Miz Kitty, who is one of my chickens, not that fast-tailed, big-headed, Tammy- Faye-looking thing who hopped in the bed with Matt Dillon on Gunsmoke at the drop of a hat--just wrote me, and here's what she said:

"Trixie I was wondering if you could tell me how to make them cabbage rolls for my man. I don't believe I ever ate cabbage rolls, but they sound pretty good. I think stuffed peppers sound good too, but I never have made them either. I'm ready to experiment a little bit."

Well Miz Kitty, first let me tell you that this whole uproar over cabbage got started when Amanda notified me about her Cabbage Patch Stew, which I believe Scarlett also makes, and I believe it's Scarlett who told that tale lately of losing her cabbage, which tale I do treasure.

And second, let me tell you that if you cook something the way I do, you WILL experiment because I've hardly ever used anything resembling a recipe in my life, except maybe for a pound cake. And for my chow chow. Sometimes.

As I've always said: It is a reckless thing to do as I do. But Miz Kitty, if you're ready to jump in, I'm ready to show you the hole.

Besides, I'm happy to promote cabbage in any way I can.

Time and time again I have said, and all you out there in the national press who are following me are free to quote me: Cabbage is our most under-rated vegetable. Cheap. As good for you as broccoli and asparagus, though not as hoity toity, I'll wager.

I'll tell you how I make cabbage rolls, and it's easy:

Take a head of cabbage. (You knew that was coming, didn't you?) Get one with big green leaves if you can.

Cut the bottom and a good bit of the inside core out. Wash the head of cabbage good and put it in a big pot and cover it with a lid.

Pour a couple of cups of water into the pot.

Bring it to a boil, turn it down, and let it boil about ten to 15 minutes. Leave the lid on and let it sit there until the cabbage is cool.

All that does is make it easy to take the leaves apart.
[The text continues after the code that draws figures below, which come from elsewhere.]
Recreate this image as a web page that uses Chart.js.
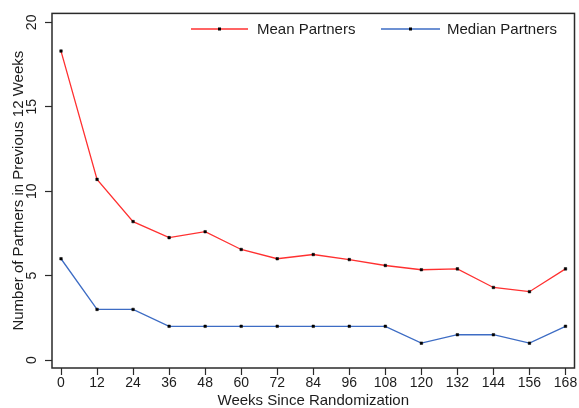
<!DOCTYPE html>
<html>
<head>
<meta charset="utf-8">
<script src="https://cdn.jsdelivr.net/npm/chart.js@4.4.0/dist/chart.umd.min.js"></script>
<style>
  html, body { margin: 0; padding: 0; background: #fff; }
</style>
</head>
<body>
<canvas id="chart" width="579" height="408"></canvas>
<script>
// Chart values
const weeks = [0, 12, 24, 36, 48, 60, 72, 84, 96, 108, 120, 132, 144, 156, 168];
const meanPartners = [18.3, 10.7, 8.2, 7.25, 7.6, 6.55, 6.0, 6.25, 5.95, 5.6, 5.35, 5.4, 4.3, 4.05, 5.4];
const medianPartners = [6, 3, 3, 2, 2, 2, 2, 2, 2, 2, 1, 1.5, 1.5, 1, 2];
const xTicks = [0, 12, 24, 36, 48, 60, 72, 84, 96, 108, 120, 132, 144, 156, 168];
const yTicks = [0, 5, 10, 15, 20];

const FONT = "'Liberation Sans', Arial, Helvetica, sans-serif";
const TEXT_COLOR = '#1c1c1c';
const FRAME_COLOR = '#2a2a2a';

Chart.defaults.font.family = FONT;
Chart.defaults.font.size = 14;
Chart.defaults.color = TEXT_COLOR;

function toPoints(values) {
    return weeks.map((w, i) => ({ x: w, y: values[i] }));
}

// Frame around the plot region (Stata style box)
const framePlugin = {
    id: 'frame',
    afterDatasetsDraw(chart) {
        const { ctx, chartArea: a } = chart;
        ctx.save();
        ctx.strokeStyle = FRAME_COLOR;
        ctx.lineWidth = 1.5;
        ctx.strokeRect(a.left, a.top, a.right - a.left, a.bottom - a.top);
        ctx.restore();
    }
};

// Legend drawn inside the plot, line with a centred marker
const insideLegend = {
    id: 'insideLegend',
    afterDraw(chart) {
        const ctx = chart.ctx;
        const y = 29;
        const items = [
            { x0: 191, x1: 248, tx: 257 },
            { x0: 381, x1: 440, tx: 447 }
        ];
        ctx.save();
        chart.data.datasets.forEach((ds, i) => {
            const it = items[i];
            ctx.strokeStyle = ds.borderColor;
            ctx.lineWidth = ds.borderWidth;
            ctx.beginPath();
            ctx.moveTo(it.x0, y);
            ctx.lineTo(it.x1, y);
            ctx.stroke();
            ctx.fillStyle = '#000';
            const mx = (it.x0 + it.x1) / 2;
            ctx.fillRect(mx - 1.5, y - 1.5, 3, 3);
            ctx.fillStyle = TEXT_COLOR;
            ctx.font = '15px ' + FONT;
            ctx.textBaseline = 'middle';
            ctx.textAlign = 'left';
            ctx.fillText(ds.label, it.tx, y + 1);
        });
        ctx.restore();
    }
};

const seriesStyle = {
    borderWidth: 1.3,
    pointStyle: 'rect',
    pointRadius: 1.8,
    pointBackgroundColor: '#000',
    pointBorderColor: '#000',
    pointBorderWidth: 0.5,
    tension: 0,
    fill: false
};

new Chart(document.getElementById('chart'), {
    type: 'line',
    data: {
        datasets: [
            Object.assign({
                label: 'Mean Partners',
                data: toPoints(meanPartners),
                borderColor: '#ff3030'
            }, seriesStyle),
            Object.assign({
                label: 'Median Partners',
                data: toPoints(medianPartners),
                borderColor: '#3d6cc4'
            }, seriesStyle)
        ]
    },
    options: {
        responsive: false,
        animation: false,
        layout: { padding: { top: 10, right: 4, left: 11, bottom: 0 } },
        plugins: {
            legend: { display: false },
            tooltip: { enabled: false }
        },
        scales: {
            x: {
                type: 'linear',
                min: -3,
                max: 171,
                afterBuildTicks: s => { s.ticks = xTicks.map(v => ({ value: v })); },
                afterFit: s => { s.height = 40; },
                border: { display: false },
                grid: {
                    drawOnChartArea: false,
                    drawTicks: true,
                    tickLength: 7,
                    tickColor: FRAME_COLOR,
                    tickWidth: 1.2
                },
                ticks: { padding: 0, maxRotation: 0, color: TEXT_COLOR, font: { size: 14 } },
                title: {
                    display: true,
                    text: 'Weeks Since Randomization',
                    color: TEXT_COLOR,
                    font: { size: 15, lineHeight: 1 },
                    padding: 0
                }
            },
            y: {
                min: -0.47,
                max: 20.53,
                afterBuildTicks: s => { s.ticks = yTicks.map(v => ({ value: v })); },
                afterFit: s => { s.width = 41; },
                border: { display: false },
                grid: {
                    drawOnChartArea: false,
                    drawTicks: true,
                    tickLength: 7,
                    tickColor: FRAME_COLOR,
                    tickWidth: 1.2
                },
                ticks: {
                    padding: 5,
                    minRotation: 90,
                    maxRotation: 90,
                    crossAlign: 'center',
                    color: TEXT_COLOR,
                    font: { size: 14 }
                },
                title: {
                    display: true,
                    text: 'Number of Partners in Previous 12 Weeks',
                    color: TEXT_COLOR,
                    font: { size: 15, lineHeight: 1 },
                    padding: 0
                }
            }
        }
    },
    plugins: [framePlugin, insideLegend]
});
</script>
</body>
</html>
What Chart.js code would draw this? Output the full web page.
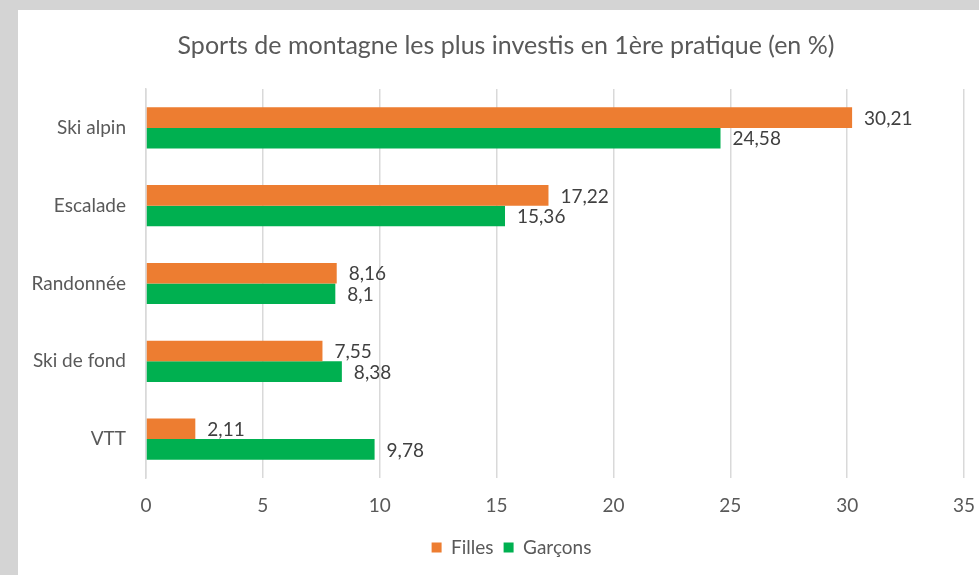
<!DOCTYPE html>
<html>
<head>
<meta charset="utf-8">
<script src="https://cdn.jsdelivr.net/npm/chart.js@4"></script>
<style>
  html, body { margin: 0; padding: 0; background: #d4d4d4; width: 979px; height: 575px; overflow: hidden; position: relative; }
  #wrap { position: absolute; left: 18px; top: 10px; width: 986px; height: 565px; background: #ffffff; }
  canvas { display: block; }
</style>
</head>
<body>
<div id="wrap"><canvas id="c" width="986" height="565"></canvas></div>
<script>
const title = "Sports de montagne les plus investis en 1ère pratique (en %)";
const categories = ["Ski alpin", "Escalade", "Randonnée", "Ski de fond", "VTT"];
const filles = [30.21, 17.22, 8.16, 7.55, 2.11];
const garcons = [24.58, 15.36, 8.1, 8.38, 9.78];
const seriesNames = ["Filles", "Garçons"];
const xTicks = [0, 5, 10, 15, 20, 25, 30, 35];

const FONT = "Lato, 'Open Sans', sans-serif";
const FS = 19;

const valueLabels = {
  id: 'valueLabels',
  afterDatasetsDraw(chart) {
    const ctx = chart.ctx;
    ctx.save();
    ctx.font = FS + "px " + FONT;
    ctx.fillStyle = "#404040";
    ctx.textBaseline = "middle";
    ctx.textAlign = "left";
    chart.data.datasets.forEach((ds, i) => {
      const meta = chart.getDatasetMeta(i);
      meta.data.forEach((bar, j) => {
        const txt = String(ds.data[j]).replace('.', ',');
        ctx.fillText(txt, bar.x + 12, bar.y + 1);
      });
    });
    ctx.restore();
  }
};

const titleDraw = {
  id: 'titleDraw',
  afterDraw(chart) {
    const ctx = chart.ctx;
    ctx.save();
    ctx.font = "25px " + FONT;
    ctx.fillStyle = "#595959";
    ctx.textBaseline = "middle";
    ctx.textAlign = "center";
    ctx.fillText(title, 488, 36);
    ctx.restore();
  }
};

new Chart(document.getElementById('c'), {
  type: 'bar',
  data: {
    labels: categories,
    datasets: [
      { label: seriesNames[0], data: filles, backgroundColor: '#ED7D31', borderWidth: 0 },
      { label: seriesNames[1], data: garcons, backgroundColor: '#00B050', borderWidth: 0 }
    ]
  },
  options: {
    indexAxis: 'y',
    responsive: false,
    animation: false,
    devicePixelRatio: 1,
    categoryPercentage: 0.53,
    barPercentage: 1.0,
    layout: { padding: { left: 15, right: 14, top: 79, bottom: 8 } },
    scales: {
      x: {
        min: 0, max: 36.11,
        afterBuildTicks: (s) => { s.ticks = xTicks.map(v => ({ value: v })); },
        grid: { color: '#d9d9d9', lineWidth: 1.5, drawTicks: true, tickLength: 16, tickColor: 'rgba(0,0,0,0)' },
        border: { display: false },
        ticks: { color: '#595959', font: { family: FONT, size: FS }, padding: 0 },
        afterFit: (s) => { s.height = 50; }
      },
      y: {
        grid: { display: false, drawTicks: false },
        border: { display: true, color: '#d9d9d9', width: 1.5 },
        ticks: { color: '#595959', font: { family: FONT, size: FS }, padding: 20 },
        afterFit: (s) => { s.width = 113; }
      }
    },
    plugins: {
      title: { display: false },
      legend: {
        display: true,
        position: 'bottom',
        labels: {
          color: '#595959',
          font: { family: FONT, size: FS },
          boxWidth: 10, boxHeight: 10,
          padding: 10
        }
      },
      tooltip: { enabled: false }
    }
  },
  plugins: [valueLabels, titleDraw]
});
</script>
</body>
</html>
Best to do it a good bit of time before you make the rolls, or the day before, truth be told. Or the morning of the night you want to have them. That way they're nice and cool!

Pull the leaves apart. You'll have a lot of leaves!

Take some ground meat--beef or pork or both--and add some cooked rice and salt and pepper and chopped onions to it.

Moosh it all up good. Some people add an egg, but I don't.

Wrap little wads of the meat into each leaf and hold together with a toothpick.

Lay the rolls in a big pan and cover with however many cans of diced tomatoes it takes to cover them good. I add a good bit of sugar to the tomatoes, myself.

Some people take some of the tomato juice and thicken it with cornstarch and a little vinegar, but I don't.

Some people also add tomato sauce. Sometimes I do. Sometimes I don't.

Cover it all up with aluminum foil and cook for about 350 degrees for close to an hour.

When it cools down some, take out the toothpicks. Don't want anybody choking on toothpicks. Not anybody we care about, anyhow.

I think they're even better the next day.

That's how I do it, honey. I think. With my head in the pantry half the time, how do you expect me to remember every little thing, anyhow???

If you want a real strict recipe, they're all over the Google.

And if you take them to a church supper, be on the lookout for Cloris Bell.